Oct 04, 2012 - Claremont, Calif. -
The award recognizes the best research paper presented at the conference.
Lewis received the award for her paper, “Tracking Program State: A Key Challenge in Learning to Program,” which shares the case study of a middle-school student’s experience debugging a computer program he had written.
“The take-away from the paper is that we should help students recognize what they should be paying attention to within the programming environment. A particularly important thing to pay attention to is the state—all the variables that are relevant to how the computer program runs,” Lewis said. “I was pleased during the presentation that the attendees took seriously what we could learn from analyzing a single student’s experience.

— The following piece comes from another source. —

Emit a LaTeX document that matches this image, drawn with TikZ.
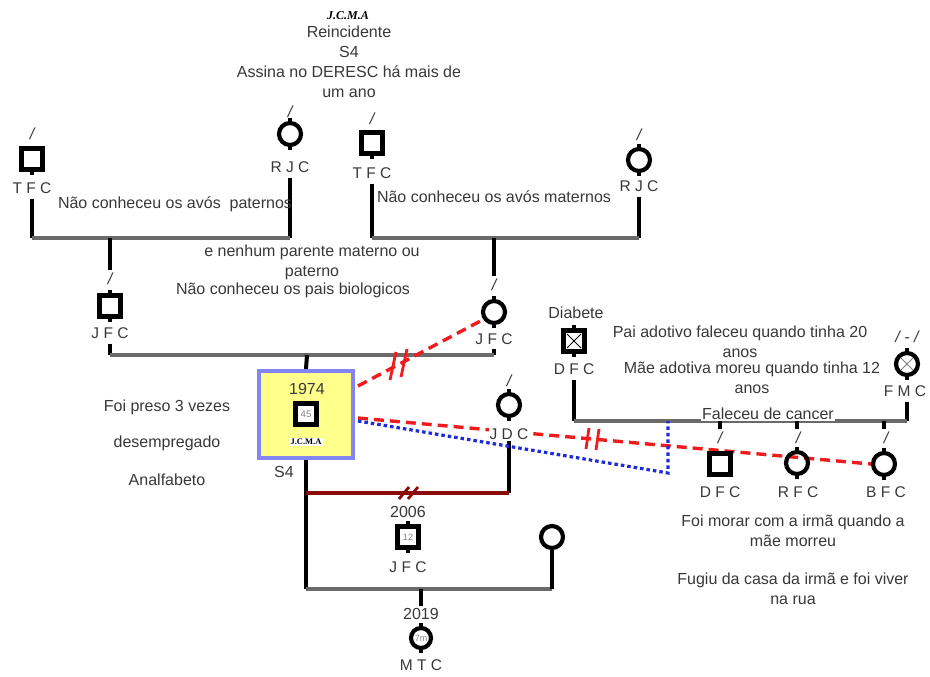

This reaction was surprising and encouraging.”
Lewis conducted her research in 2009 while pursuing graduate studies at the University of California at Berkeley. She collected her data during a summer enrichment program that taught computer science to students entering the 6th grade. With parental and student consent, she recorded the students’ work and conversations that took place within the programming environment.
“This type of qualitative, close analysis of individual students engaged in authentic behavior is rare within computer science education,” she said.
Lewis joined the Harvey Mudd College faculty this fall. She earned her bachelor’s degree (electrical engineering and computer science, 2005), her master’s degree (computer science, 2009) and her doctorate (science and mathematics education, 2012) from UC Berkeley. Her research focuses on computer science education.